What are aggravating and mitigating factors for murder charges in Missouri?

On Behalf of | Jul 8, 2022 | Homicide |

The criminal justice system can be confusing for those who go through it for the first time. If you are facing criminal charges for allegedly committing a serious offense, such as first-degree murder, you may want to know what sentences you could possibly receive upon conviction. It can be helpful to know the types of elements that a prosecutor could try to prove in order to increase your potential penalty – as well as the types of elements that you can prove in order to lower it.

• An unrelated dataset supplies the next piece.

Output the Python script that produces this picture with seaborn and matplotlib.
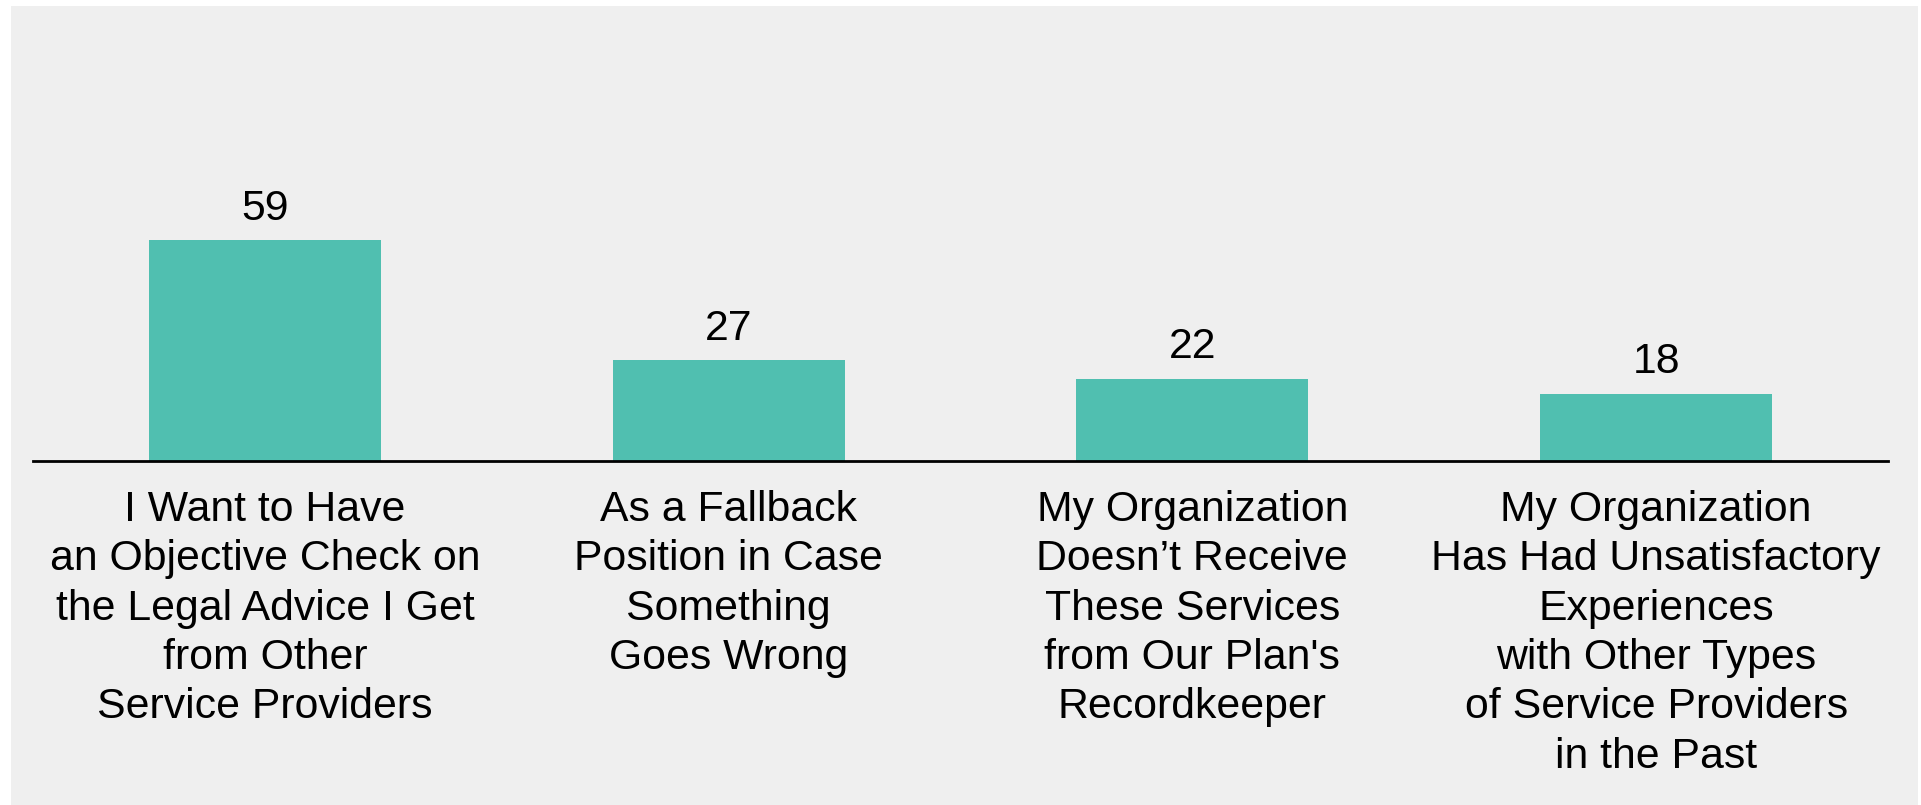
import matplotlib
matplotlib.use("Agg")
import matplotlib.pyplot as plt
import seaborn as sns
import pandas as pd
from matplotlib.patches import Rectangle

# Survey reasons and share of respondents (%)
categories = [
    "I Want to Have\nan Objective Check on\nthe Legal Advice I Get\nfrom Other\nService Providers",
    "As a Fallback\nPosition in Case\nSomething\nGoes Wrong",
    "My Organization\nDoesn\u2019t Receive\nThese Services\nfrom Our Plan's\nRecordkeeper",
    "My Organization\nHas Had Unsatisfactory\nExperiences\nwith Other Types\nof Service Providers\nin the Past",
]
values = [59, 27, 22, 18]

BAR_COLOR = "#50bfb0"
PANEL_COLOR = "#efefef"
FONT_SIZE = 30.8

sns.set_theme(style="white")
plt.rcParams["font.family"] = ["Liberation Sans", "DejaVu Sans"]

W, H = 1921, 805
fig = plt.figure(figsize=(W / 100, H / 100), dpi=100, facecolor="white")

# light grey panel behind the chart
panel = Rectangle((11 / W, 0), (1918 - 11) / W, (H - 6) / H,
                  transform=fig.transFigure, facecolor=PANEL_COLOR,
                  edgecolor="none", zorder=-10)
fig.add_artist(panel)

base_y = 461
top_y = 30
ax = fig.add_axes([33 / W, (H - base_y) / H, (1888 - 33) / W, (base_y - top_y) / H])
ax.set_facecolor("none")
ax.set_zorder(1)

df = pd.DataFrame({"reason": categories, "pct": values})
sns.barplot(data=df, x="reason", y="pct", color=BAR_COLOR, saturation=1,
            width=0.5, linewidth=0, ax=ax)

ax.set_xlim(-0.5, 3.5)
ax.set_ylim(0, (base_y - top_y) / 3.746)

ax.bar_label(ax.containers[0], labels=[str(v) for v in values], padding=8,
             fontsize=FONT_SIZE, color="black")

for s in ["top", "right", "left"]:
    ax.spines[s].set_visible(False)
ax.spines["bottom"].set_color("black")
ax.spines["bottom"].set_linewidth(2)

ax.set_yticks([])
ax.set_xlabel("")
ax.set_ylabel("")
ax.tick_params(axis="x", length=0, pad=21)
for lbl in ax.get_xticklabels():
    lbl.set_fontsize(FONT_SIZE)
    lbl.set_color("black")
    lbl.set_linespacing(1.30)
    lbl.set_ha("center")

fig.savefig("out.png", dpi=100, facecolor="white")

Aggravating factors for first-degree murder

The exact aggravating factors that a prosecutor may try to prove depend upon the crime that the prosecutor is charging you with. Under Missouri law, there are several elements that – if proven – can increase punishment for a first-degree murder conviction. These elements include things such as:

  • If the defendant has a prior conviction for first-degree murder or for other violent crimes
  • If the murder occurred during the commission of another homicide
  • If the murder occurred by means of a method or weapon that endangered the lives of multiple people
  • If the murder was committed for money
  • If the victim of the murder was an officer of the criminal justice system or first responder

In general, the jury in a murder trial has leeway to consider these and other aggravating factors when determining whether the death penalty should be on the table. The jury will also consider mitigating factors – meaning elements that could make the circumstances surrounding the alleged murder less severe or more justified.

Mitigating factors

Some mitigating factors can be a complete defense, meaning that they can get all charges against you dismissed if you can successfully prove them. For example, self-defense can sometimes be a complete defense, depending on the circumstances.

Other mitigating factors might not defeat all charges against you, but they can reduce the charges to a less severe crime. For example, if the murder was committed when the defendant was intoxicated, they may have lacked the deliberation required for a first-degree murder charge. In these cases, it’s possible that charges could be reduced to second-degree murder or even voluntary manslaughter.

The prospect of going to court to defend yourself against criminal charges can be very scary – especially when the charges are for a serious crime with heavy penalties. With luck, you and your attorney will hopefully be able to put together a strong defense and solid arguments for why the jury should consider the mitigating factors in your case.